Sunday, September 28, 2008

Smithsonian Magazine on Why Iran is so Ticked off

I hate when I forget the history I swear I'll learn from. I'd forgotten that in 1953, the US overthrew Iran's democratic govt (whose Prime Minister was Time Magazine's Man of the Year in 1951) and installed the Shah. I had remembered that we backed the Shah, but had forgotten that we went and actually did the imperialist intervention thing to establish him.

Stephen Kinzer's excellent article, Inside Iran's Fury, is available online.

About the Iran hostage Crisis, he writes
Bruce Laingen, a career diplomat who was chief of the U.S. embassy staff, was the highest-ranking hostage. One day, after Laingen had spent more than a year as a hostage, one of his captors visited him in his solitary cell.
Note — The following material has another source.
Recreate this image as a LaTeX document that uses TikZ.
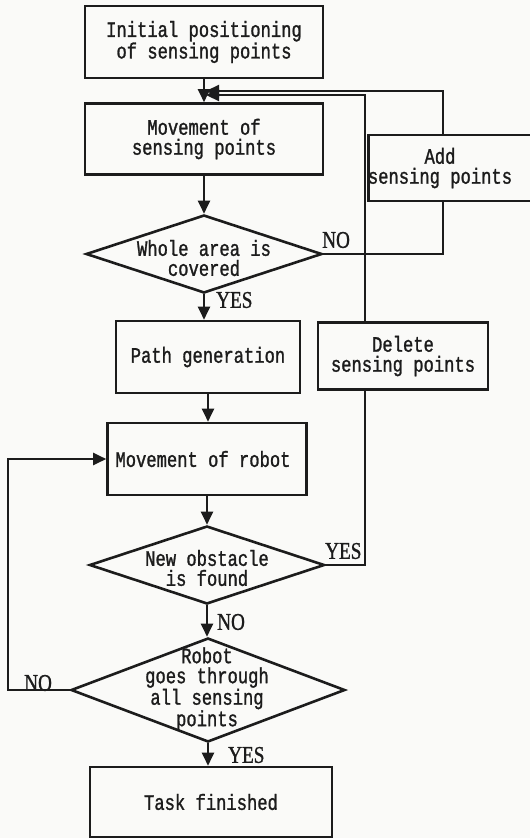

Laingen exploded in rage, shouting at his jailer that this hostage-taking was immoral, illegal and "totally wrong." The jailer waited for him to finish, then replied without sympathy.

"You have nothing to complain about," he told Laingen. "The United States took our whole country hostage in 1953."


Understanding what hundreds of years of foreign intervention will do to the cultural and political outlook of a people (as say, First Nation peoples in North America, or African American descendants of 400 years of slavery) is important in terms of understanding the political context of a country in this fraught region.

And understanding how our CIA overthrew a[nother] government because their policies were first and foremost in the interest of their own people and not ours... that's a patriotic duty. The good and the bad people, the good and the bad.